** Begin **

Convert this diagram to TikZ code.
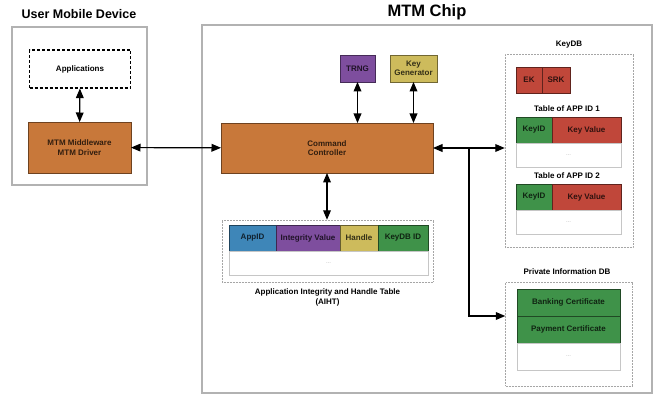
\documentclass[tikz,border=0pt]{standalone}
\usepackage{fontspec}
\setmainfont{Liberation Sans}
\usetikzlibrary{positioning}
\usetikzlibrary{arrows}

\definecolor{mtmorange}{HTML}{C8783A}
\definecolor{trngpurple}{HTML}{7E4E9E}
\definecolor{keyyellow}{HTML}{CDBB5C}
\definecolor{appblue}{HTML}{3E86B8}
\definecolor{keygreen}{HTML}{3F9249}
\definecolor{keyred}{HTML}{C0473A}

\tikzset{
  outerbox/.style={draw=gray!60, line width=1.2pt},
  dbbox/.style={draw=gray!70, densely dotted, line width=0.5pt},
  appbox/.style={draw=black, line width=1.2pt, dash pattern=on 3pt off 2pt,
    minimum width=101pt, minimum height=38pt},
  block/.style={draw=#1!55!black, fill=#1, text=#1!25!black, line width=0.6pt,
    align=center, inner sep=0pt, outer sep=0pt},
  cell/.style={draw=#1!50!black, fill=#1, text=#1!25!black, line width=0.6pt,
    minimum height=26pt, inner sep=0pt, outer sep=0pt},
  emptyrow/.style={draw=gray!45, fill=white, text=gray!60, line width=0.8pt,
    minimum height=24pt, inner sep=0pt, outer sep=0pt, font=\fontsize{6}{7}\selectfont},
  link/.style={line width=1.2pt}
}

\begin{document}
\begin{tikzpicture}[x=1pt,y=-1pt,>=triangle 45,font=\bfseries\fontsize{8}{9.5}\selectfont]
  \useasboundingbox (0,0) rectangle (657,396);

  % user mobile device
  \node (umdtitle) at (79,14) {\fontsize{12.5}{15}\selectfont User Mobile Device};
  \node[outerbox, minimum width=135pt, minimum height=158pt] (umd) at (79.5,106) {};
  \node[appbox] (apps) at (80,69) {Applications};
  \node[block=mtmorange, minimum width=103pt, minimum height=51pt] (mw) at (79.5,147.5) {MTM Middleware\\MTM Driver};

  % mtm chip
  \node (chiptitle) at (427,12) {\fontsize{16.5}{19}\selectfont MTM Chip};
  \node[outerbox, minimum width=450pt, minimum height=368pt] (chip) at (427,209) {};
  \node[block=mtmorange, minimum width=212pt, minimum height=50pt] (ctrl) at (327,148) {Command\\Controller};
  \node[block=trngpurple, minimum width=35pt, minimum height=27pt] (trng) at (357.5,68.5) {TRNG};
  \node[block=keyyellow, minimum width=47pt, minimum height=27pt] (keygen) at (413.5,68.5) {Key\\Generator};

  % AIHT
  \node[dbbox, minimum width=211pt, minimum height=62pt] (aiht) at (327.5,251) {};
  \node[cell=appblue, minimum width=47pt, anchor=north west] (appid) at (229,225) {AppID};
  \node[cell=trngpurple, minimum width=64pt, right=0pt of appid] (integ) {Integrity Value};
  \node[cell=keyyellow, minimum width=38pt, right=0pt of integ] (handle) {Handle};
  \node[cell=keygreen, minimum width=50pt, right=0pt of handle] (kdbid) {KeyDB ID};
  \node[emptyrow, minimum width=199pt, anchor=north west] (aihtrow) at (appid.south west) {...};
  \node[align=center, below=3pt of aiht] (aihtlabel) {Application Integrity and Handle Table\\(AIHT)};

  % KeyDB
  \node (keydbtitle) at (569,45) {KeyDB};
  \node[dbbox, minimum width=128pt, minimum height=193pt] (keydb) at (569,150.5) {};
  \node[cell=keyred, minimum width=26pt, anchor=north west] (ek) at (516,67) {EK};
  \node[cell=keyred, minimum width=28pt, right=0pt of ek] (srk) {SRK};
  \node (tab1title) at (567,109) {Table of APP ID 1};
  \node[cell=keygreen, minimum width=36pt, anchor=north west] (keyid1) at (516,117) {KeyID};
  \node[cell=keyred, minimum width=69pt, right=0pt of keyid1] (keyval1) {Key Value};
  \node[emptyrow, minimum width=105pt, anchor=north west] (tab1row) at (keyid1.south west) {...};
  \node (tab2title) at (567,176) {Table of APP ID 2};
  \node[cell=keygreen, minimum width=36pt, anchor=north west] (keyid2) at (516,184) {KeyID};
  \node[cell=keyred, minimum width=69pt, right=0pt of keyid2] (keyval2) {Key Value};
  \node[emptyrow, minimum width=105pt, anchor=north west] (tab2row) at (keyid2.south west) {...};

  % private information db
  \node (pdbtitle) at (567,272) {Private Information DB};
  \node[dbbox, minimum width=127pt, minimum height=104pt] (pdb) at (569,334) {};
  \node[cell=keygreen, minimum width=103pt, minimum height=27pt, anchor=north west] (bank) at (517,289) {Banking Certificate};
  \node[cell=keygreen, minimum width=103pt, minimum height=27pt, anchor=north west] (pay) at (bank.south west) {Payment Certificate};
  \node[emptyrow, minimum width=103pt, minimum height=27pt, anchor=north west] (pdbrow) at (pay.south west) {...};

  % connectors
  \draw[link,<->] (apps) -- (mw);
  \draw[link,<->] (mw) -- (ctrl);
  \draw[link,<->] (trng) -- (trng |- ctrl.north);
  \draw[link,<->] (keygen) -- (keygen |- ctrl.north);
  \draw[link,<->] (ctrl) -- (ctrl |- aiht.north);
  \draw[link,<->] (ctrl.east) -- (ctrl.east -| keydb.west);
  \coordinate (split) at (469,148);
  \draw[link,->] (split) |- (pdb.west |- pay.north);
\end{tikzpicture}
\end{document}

** End **

# [EXERCISE AIM]
Give again, word for word, every line from the top of the data above to the line holding "minimum width=47pt, minimum", inclusive, with the pictures left out.

# [EXPECTED OUTPUT]
Convert this diagram to TikZ code.
\documentclass[tikz,border=0pt]{standalone}
\usepackage{fontspec}
\setmainfont{Liberation Sans}
\usetikzlibrary{positioning}
\usetikzlibrary{arrows}

\definecolor{mtmorange}{HTML}{C8783A}
\definecolor{trngpurple}{HTML}{7E4E9E}
\definecolor{keyyellow}{HTML}{CDBB5C}
\definecolor{appblue}{HTML}{3E86B8}
\definecolor{keygreen}{HTML}{3F9249}
\definecolor{keyred}{HTML}{C0473A}

\tikzset{
  outerbox/.style={draw=gray!60, line width=1.2pt},
  dbbox/.style={draw=gray!70, densely dotted, line width=0.5pt},
  appbox/.style={draw=black, line width=1.2pt, dash pattern=on 3pt off 2pt,
    minimum width=101pt, minimum height=38pt},
  block/.style={draw=#1!55!black, fill=#1, text=#1!25!black, line width=0.6pt,
    align=center, inner sep=0pt, outer sep=0pt},
  cell/.style={draw=#1!50!black, fill=#1, text=#1!25!black, line width=0.6pt,
    minimum height=26pt, inner sep=0pt, outer sep=0pt},
  emptyrow/.style={draw=gray!45, fill=white, text=gray!60, line width=0.8pt,
    minimum height=24pt, inner sep=0pt, outer sep=0pt, font=\fontsize{6}{7}\selectfont},
  link/.style={line width=1.2pt}
}

\begin{document}
\begin{tikzpicture}[x=1pt,y=-1pt,>=triangle 45,font=\bfseries\fontsize{8}{9.5}\selectfont]
  \useasboundingbox (0,0) rectangle (657,396);

  % user mobile device
  \node (umdtitle) at (79,14) {\fontsize{12.5}{15}\selectfont User Mobile Device};
  \node[outerbox, minimum width=135pt, minimum height=158pt] (umd) at (79.5,106) {};
  \node[appbox] (apps) at (80,69) {Applications};
  \node[block=mtmorange, minimum width=103pt, minimum height=51pt] (mw) at (79.5,147.5) {MTM Middleware\\MTM Driver};

  % mtm chip
  \node (chiptitle) at (427,12) {\fontsize{16.5}{19}\selectfont MTM Chip};
  \node[outerbox, minimum width=450pt, minimum height=368pt] (chip) at (427,209) {};
  \node[block=mtmorange, minimum width=212pt, minimum height=50pt] (ctrl) at (327,148) {Command\\Controller};
  \node[block=trngpurple, minimum width=35pt, minimum height=27pt] (trng) at (357.5,68.5) {TRNG};
  \node[block=keyyellow, minimum width=47pt, minimum height=27pt] (keygen) at (413.5,68.5) {Key\\Generator};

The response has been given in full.